The resulting heavy indebtedness acts like a dead weight on reform initiatives, which must inevitably be joined by severe austerity measures. Romania's Nicolae Ceausescu dismisses the notion of reform altogether; paying off his debts by exporting everything possible; producing widespread malnourishment in a country where even bread is rationed; keeping his compatriots shivering in barely heated apartments in the winter.

The United States Congress has called for urgent discussions among the Western allies with the goal of stopping ``untied loans,'' credits that can be used for anything that Moscow sees fit rather than for specific projects. That initiative was prompted by concern that those funds could be used to finance Soviet ventures harmful to Western interests. But beyond those legitimate security concerns, the West should examine the relationship between such credits and internal reform.

In seeking to encourage liberalization within the USSR and Eastern Europe, the West must steer clear of counterproductive initiatives. With the Polish government apparently backing away from its pledge to hold ``round table'' talks with the opposition, the extension of new Western credits at this moment would be disastrous. It would torpedo any chance that Polish officials would reconsider their increasingly confrontational tactics, which threaten to ignite another round of social unrest.

Similarly, Western eagerness to provide new credits to Moscow may bolster the position of conservatives within the Politburo. They can argue that the system's economic failures can be remedied with Western help - and that there is no need to pay a price, in the form of radical reforms, that the West is not demanding. If the West makes economic cooperation contingent on such reforms, reformers will have a stronger hand.

West Germany is an especially fervent proponent of the notion that economic concessions lead to political liberalization, but its experience with East Germany undercuts its case. The West Germans provide their neighbor with easy credits and pump more than $1 billion a year into the East German economy - via road use, transit, and postal fees. The East German regime has eased up on travel restrictions for its citizens, but in other respects its neo-Stalinist reputation remains deservedly intact. Dissidents are promptly arrested and ransomed off to West Germany, providing another source of hard currency, and all talk of economic reform remains taboo.

By uncritically supporting ``reformers'' in the USSR and Eastern Europe, Western governments may also find themselves at odds with rising popular aspirations in the region.

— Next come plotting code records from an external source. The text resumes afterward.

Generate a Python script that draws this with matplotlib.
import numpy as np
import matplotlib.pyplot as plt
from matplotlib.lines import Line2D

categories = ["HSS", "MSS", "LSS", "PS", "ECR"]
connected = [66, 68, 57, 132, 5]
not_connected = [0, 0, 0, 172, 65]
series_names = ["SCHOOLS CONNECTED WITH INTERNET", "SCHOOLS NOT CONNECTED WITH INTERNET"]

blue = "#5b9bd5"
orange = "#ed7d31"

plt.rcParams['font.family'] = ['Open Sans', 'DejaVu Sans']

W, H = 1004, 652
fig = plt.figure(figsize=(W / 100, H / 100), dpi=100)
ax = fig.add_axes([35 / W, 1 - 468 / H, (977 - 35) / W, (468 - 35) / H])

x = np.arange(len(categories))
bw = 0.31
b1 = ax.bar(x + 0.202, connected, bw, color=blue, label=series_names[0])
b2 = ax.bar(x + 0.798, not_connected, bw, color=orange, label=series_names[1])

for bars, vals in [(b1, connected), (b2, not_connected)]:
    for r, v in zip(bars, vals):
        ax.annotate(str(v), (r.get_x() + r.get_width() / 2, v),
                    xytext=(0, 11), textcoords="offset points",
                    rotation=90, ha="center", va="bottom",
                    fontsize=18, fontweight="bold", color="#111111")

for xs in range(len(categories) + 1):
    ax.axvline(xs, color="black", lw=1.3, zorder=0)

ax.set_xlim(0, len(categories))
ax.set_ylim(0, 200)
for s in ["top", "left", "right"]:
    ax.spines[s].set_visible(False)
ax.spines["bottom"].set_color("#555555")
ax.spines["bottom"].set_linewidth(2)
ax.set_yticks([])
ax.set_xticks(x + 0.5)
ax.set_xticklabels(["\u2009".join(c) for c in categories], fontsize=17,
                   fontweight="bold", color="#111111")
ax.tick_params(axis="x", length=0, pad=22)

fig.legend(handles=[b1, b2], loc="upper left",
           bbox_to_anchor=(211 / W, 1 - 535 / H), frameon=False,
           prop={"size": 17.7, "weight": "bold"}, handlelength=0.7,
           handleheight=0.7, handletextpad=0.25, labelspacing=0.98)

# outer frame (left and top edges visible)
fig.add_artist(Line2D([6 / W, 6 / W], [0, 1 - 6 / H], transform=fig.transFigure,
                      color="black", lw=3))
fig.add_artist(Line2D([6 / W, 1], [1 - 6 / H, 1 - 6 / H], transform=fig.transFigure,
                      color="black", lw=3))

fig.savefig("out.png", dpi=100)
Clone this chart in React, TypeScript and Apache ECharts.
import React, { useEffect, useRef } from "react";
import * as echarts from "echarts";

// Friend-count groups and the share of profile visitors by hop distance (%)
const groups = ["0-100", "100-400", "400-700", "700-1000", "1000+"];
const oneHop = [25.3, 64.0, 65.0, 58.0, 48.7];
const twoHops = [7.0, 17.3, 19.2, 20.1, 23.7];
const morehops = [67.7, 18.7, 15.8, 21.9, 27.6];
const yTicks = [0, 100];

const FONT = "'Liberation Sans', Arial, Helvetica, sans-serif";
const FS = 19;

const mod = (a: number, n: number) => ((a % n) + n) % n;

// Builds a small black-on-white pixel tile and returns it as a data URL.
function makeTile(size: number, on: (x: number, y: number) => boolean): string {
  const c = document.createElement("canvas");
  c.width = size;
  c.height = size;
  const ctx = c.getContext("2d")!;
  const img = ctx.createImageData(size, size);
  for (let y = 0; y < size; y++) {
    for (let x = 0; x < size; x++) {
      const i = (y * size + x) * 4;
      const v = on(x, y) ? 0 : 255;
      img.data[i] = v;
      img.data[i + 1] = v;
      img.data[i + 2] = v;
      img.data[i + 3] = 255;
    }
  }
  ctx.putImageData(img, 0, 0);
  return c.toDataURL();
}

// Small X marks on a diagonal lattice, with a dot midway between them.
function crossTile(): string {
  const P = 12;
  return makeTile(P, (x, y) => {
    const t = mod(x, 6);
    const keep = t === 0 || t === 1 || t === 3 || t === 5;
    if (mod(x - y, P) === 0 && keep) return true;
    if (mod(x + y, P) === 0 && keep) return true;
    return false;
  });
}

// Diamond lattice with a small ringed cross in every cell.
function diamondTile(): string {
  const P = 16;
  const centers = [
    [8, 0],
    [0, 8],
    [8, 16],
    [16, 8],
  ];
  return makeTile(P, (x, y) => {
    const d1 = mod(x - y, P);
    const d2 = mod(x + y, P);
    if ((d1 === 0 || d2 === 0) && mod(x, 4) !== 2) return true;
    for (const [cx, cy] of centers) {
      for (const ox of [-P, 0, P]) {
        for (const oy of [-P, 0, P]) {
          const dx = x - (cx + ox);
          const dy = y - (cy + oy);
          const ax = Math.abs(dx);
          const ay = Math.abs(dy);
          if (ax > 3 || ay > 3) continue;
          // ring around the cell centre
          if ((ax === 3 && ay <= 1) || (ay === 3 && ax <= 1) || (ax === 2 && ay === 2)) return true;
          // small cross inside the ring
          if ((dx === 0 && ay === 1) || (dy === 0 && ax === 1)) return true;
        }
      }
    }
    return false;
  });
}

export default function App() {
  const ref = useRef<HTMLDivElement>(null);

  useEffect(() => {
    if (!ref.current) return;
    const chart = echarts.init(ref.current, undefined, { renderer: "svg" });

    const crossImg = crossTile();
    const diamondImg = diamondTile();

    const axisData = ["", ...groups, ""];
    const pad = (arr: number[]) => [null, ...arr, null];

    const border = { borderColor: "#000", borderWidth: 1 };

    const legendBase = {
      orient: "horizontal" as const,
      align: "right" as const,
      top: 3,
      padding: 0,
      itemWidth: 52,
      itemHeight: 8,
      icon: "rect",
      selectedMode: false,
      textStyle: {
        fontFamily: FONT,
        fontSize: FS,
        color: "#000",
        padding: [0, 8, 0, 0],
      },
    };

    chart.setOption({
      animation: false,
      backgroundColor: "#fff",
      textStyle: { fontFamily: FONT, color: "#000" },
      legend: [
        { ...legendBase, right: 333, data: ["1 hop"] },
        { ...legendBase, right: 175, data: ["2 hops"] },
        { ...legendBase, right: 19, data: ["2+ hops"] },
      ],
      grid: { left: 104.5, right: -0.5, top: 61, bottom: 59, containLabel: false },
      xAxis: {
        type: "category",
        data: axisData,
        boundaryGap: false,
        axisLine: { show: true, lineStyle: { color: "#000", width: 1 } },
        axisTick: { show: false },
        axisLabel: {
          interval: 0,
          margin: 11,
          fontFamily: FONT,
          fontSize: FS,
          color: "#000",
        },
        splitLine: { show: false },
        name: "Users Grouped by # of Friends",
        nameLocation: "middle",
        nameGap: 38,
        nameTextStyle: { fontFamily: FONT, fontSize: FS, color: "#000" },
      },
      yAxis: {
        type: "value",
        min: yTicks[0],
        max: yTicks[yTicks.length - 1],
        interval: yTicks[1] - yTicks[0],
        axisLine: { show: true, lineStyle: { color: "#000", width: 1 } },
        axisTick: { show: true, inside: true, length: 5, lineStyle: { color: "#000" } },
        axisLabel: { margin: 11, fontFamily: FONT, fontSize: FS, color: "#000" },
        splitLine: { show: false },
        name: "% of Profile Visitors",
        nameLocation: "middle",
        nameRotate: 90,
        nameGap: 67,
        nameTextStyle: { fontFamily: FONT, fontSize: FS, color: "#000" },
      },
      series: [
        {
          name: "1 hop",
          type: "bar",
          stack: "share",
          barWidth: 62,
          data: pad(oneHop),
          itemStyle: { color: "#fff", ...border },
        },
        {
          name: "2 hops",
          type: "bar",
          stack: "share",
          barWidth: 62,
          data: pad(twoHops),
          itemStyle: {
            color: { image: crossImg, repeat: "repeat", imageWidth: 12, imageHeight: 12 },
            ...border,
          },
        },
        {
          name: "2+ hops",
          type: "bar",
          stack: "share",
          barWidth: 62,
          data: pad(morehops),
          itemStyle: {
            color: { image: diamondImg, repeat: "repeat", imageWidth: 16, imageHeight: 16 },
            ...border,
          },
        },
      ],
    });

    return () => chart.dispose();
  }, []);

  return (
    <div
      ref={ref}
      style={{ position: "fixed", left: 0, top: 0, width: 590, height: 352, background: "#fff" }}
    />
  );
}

For now, many grass-roots movements are claiming to be working in tandem with perestroika and glasnost, but activists realize that conflicts lie ahead. While Mr. Gorbachev is trying to revive and liberalize the communist system, they are seeking its transformation into pluralistic, increasingly independent societies.

Moscow's instincts on the fundamental issues in Eastern Europe remain basically unchanged. After the last round of Polish strikes, Pravda issued a denunciation of ``counterrevolutionary forces'' remarkably similar to attacks on Solidarity and its Western supporters during the Brezhnev era. Those forces, it warned, were trying to upset the Poles' ``socialist choice.''

In Eastern Europe and the Soviet Baltic republics, activists openly ridicule the notion of ``socialist choice.'' How will the West respond if those challenges lead to new instability and Kremlin-directed crackdowns? Western governments should devise policies that do not tie them to a somewhat liberalized status quo, whose existence may be increasingly hard to maintain.

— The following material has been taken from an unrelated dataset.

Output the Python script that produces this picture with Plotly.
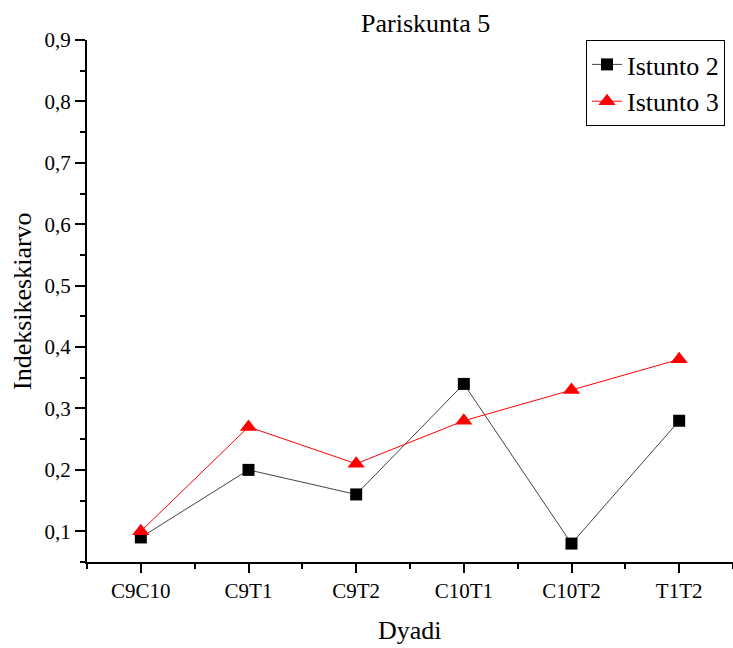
import plotly.graph_objects as go

categories = ["C9C10", "C9T1", "C9T2", "C10T1", "C10T2", "T1T2"]
istunto2 = [0.09, 0.20, 0.16, 0.34, 0.08, 0.28]
istunto3 = [0.10, 0.27, 0.21, 0.28, 0.33, 0.38]
yticks = [0.1, 0.2, 0.3, 0.4, 0.5, 0.6, 0.7, 0.8, 0.9]

FONT = "Liberation Serif"

fig = go.Figure()
fig.add_trace(go.Scatter(
    x=list(range(len(categories))), y=istunto2, name="Istunto 2",
    mode="lines+markers",
    line=dict(color="#444444", width=1),
    marker=dict(symbol="square", size=12, color="black"),
))
fig.add_trace(go.Scatter(
    x=list(range(len(categories))), y=istunto3, name="Istunto 3",
    mode="lines+markers",
    line=dict(color="red", width=1),
    marker=dict(symbol="triangle-up", size=15, color="red"),
))

fig.update_layout(
    width=733, height=648,
    margin=dict(l=87, r=0, t=40, b=86, autoexpand=False),
    paper_bgcolor="white", plot_bgcolor="white",
    separators=", ",
    font=dict(family=FONT, size=21, color="black"),
    showlegend=True,
    legend=dict(x=(725 - 87) / 646, y=1.0, xanchor="right", yanchor="top",
                bordercolor="black", borderwidth=1, bgcolor="white",
                font=dict(family=FONT, size=26, color="black"),
                itemwidth=30, tracegroupgap=0),
    xaxis=dict(
        range=[-0.5, 5.5], automargin=False,
        tickmode="array", tickvals=list(range(len(categories))), ticktext=categories,
        showline=True, linecolor="black", linewidth=2,
        ticks="outside", ticklen=9, tickwidth=2, tickcolor="black",
        minor=dict(tickvals=[-0.5, 0.5, 1.5, 2.5, 3.5, 4.5, 5.5], ticks="outside",
                   ticklen=5, tickwidth=2, tickcolor="black"),
        showgrid=False, zeroline=False,
        tickfont=dict(family=FONT, size=21, color="black"),
    ),
    yaxis=dict(
        range=[0.05, 0.9], automargin=False,
        tickmode="array", tickvals=yticks,
        ticktext=[f"{v:.1f}".replace(".", ",") for v in yticks],
        showline=True, linecolor="black", linewidth=2,
        ticks="outside", ticklen=10, tickwidth=2, tickcolor="black",
        minor=dict(tickvals=[0.05, 0.15, 0.25, 0.35, 0.45, 0.55, 0.65, 0.75, 0.85],
                   ticks="outside", ticklen=5, tickwidth=2, tickcolor="black"),
        showgrid=False, zeroline=False,
        tickfont=dict(family=FONT, size=21, color="black"),
    ),
    annotations=[
        dict(text="Pariskunta 5", xref="paper", yref="paper",
             x=(426 - 87) / 646, y=1 + (40 - 24) / 522, xanchor="center", yanchor="middle",
             showarrow=False, font=dict(family=FONT, size=26, color="black")),
        dict(text="Dyadi", xref="paper", yref="paper",
             x=0.5, y=-(630 - 562) / 522, xanchor="center", yanchor="middle",
             showarrow=False, font=dict(family=FONT, size=26, color="black")),
        dict(text="Indeksikeskiarvo", xref="paper", yref="paper", textangle=-90,
             x=(22 - 87) / 646, y=(562 - 301) / 522, xanchor="center", yanchor="middle",
             showarrow=False, font=dict(family=FONT, size=26, color="black")),
    ],
)

fig.write_html(
    "out.html",
    config={"displayModeBar": False},
    post_script="document.body.style.margin='0';document.body.style.overflow='hidden';",
)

This does not rule out all forms of economic cooperation. If Western governments are clear in their objectives, they can play a constructive role in reinforcing the grass-roots movements and their demands for greater freedoms. This can include projects to boost the fledgling private or ``cooperative'' sectors of these economies, which offer far more promise than the discredited state sector. But as a matter of both economic and political common sense, the West should demand that reforms precede rather than follow their financial commitments.

The mandate of Western governments is not to ``help'' Gorbachev or any other leader in the region, which suggests that there is an easy choice between good guys and bad guys; it is to help those who are seeking to take advantage of the current climate to attack those issues that have consigned the region to economic backwardness and political oppression. The stakes are too high to plunge blindly ahead, repeating the mistakes of the past.